LiFePO4 Battery: The Longevity Champions
Cycle Life: Typically 2,000 to 10,000 cycles.
LiFePO4 batteries are renowned for their exceptional cycle life, often making them a top choice for applications where durability is critical. Here are some reasons why they last so long:
1. Thermal Stability: These batteries perform well in high-temperature conditions and are less prone to overheating compared to other chemistries.
2. Shallow Depth of Discharge (DoD): When operated at partial discharges (e.g., 80% DoD or less), their cycle life increases significantly.
3. Minimal Degradation: The LiFePO4 chemistry resists degradation from repeated charging and discharging cycles, resulting in a slower capacity loss over time.
Key Use Cases for LiFePO4 in Automotive Applications:
· Electric buses and trucks, where high durability and safety are priorities.
· Passenger EVs designed for frequent short trips.
· Applications where battery weight is less critical than longevity.
NMC Battery: High Energy Density at a Cost
Cycle Life: Typically 1,000 to 2,000 cycles.
NMC batteries are prized for their higher energy density, allowing EVs to achieve longer ranges with lighter batteries. However, this comes at the expense of shorter cycle life compared to LiFePO4. Factors that influence the cycle life of NMC batteries include:
1. Energy Density: The high energy density increases performance but also leads to faster degradation under deep discharges (100% DoD).
2. Temperature Sensitivity: NMC batteries are more sensitive to high temperatures, which accelerates capacity loss.
3. Charging Rates: Rapid charging and high-power usage can further shorten their lifespan.
Key Use Cases for NMC in Automotive Applications:
· Long-range electric cars where weight and space constraints are critical.
· High-performance EVs designed for acceleration and speed.
· Consumer vehicles where range is a top priority over longevity.
Comparing LiFePO4 and NMC Battey
Property | LiFePO4 Battery | NMC Battery |
Cycle Life | 2,000 to 10,000 cycles | 1,000 to 2,000 cycles |
Energy Density | Lower (~90–160 Wh/kg) | Higher (~150–250 Wh/kg) |
Thermal Stability | Excellent | Moderate |
Cost | Lower initial cost | Higher initial cost |
Weight | Heavier | Lighter |
Conclusion
The choice between LiFePO4 battery and NMC battery depends largely on the specific requirements of the application.
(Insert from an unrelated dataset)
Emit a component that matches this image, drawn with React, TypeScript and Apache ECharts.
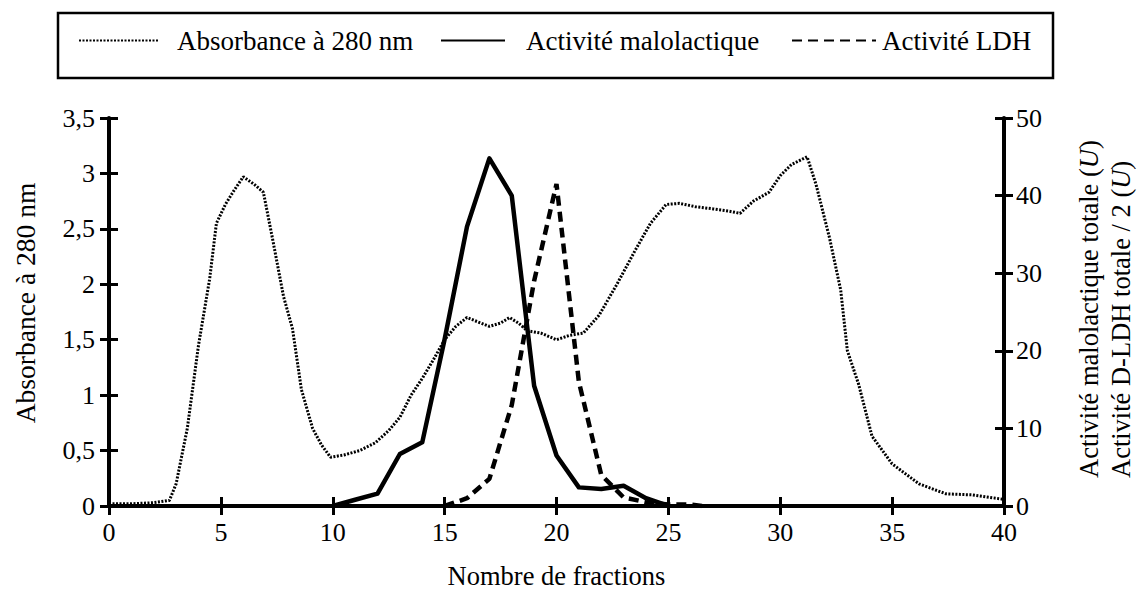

If longevity, safety, and thermal stability are priorities, LiFePO4 batteries are an excellent choice, especially for vehicles with frequent charging cycles or harsh environmental conditions. On the other hand, if achieving maximum range and minimizing weight are essential, NMC batteries are likely the better option.
Ultimately, advancements in battery technology continue to improve both chemistries, offering better performance, longer life, and reduced environmental impact over time. Whichever option you choose, understanding these differences will help you make an informed decision that balances performance and cost-efficiency.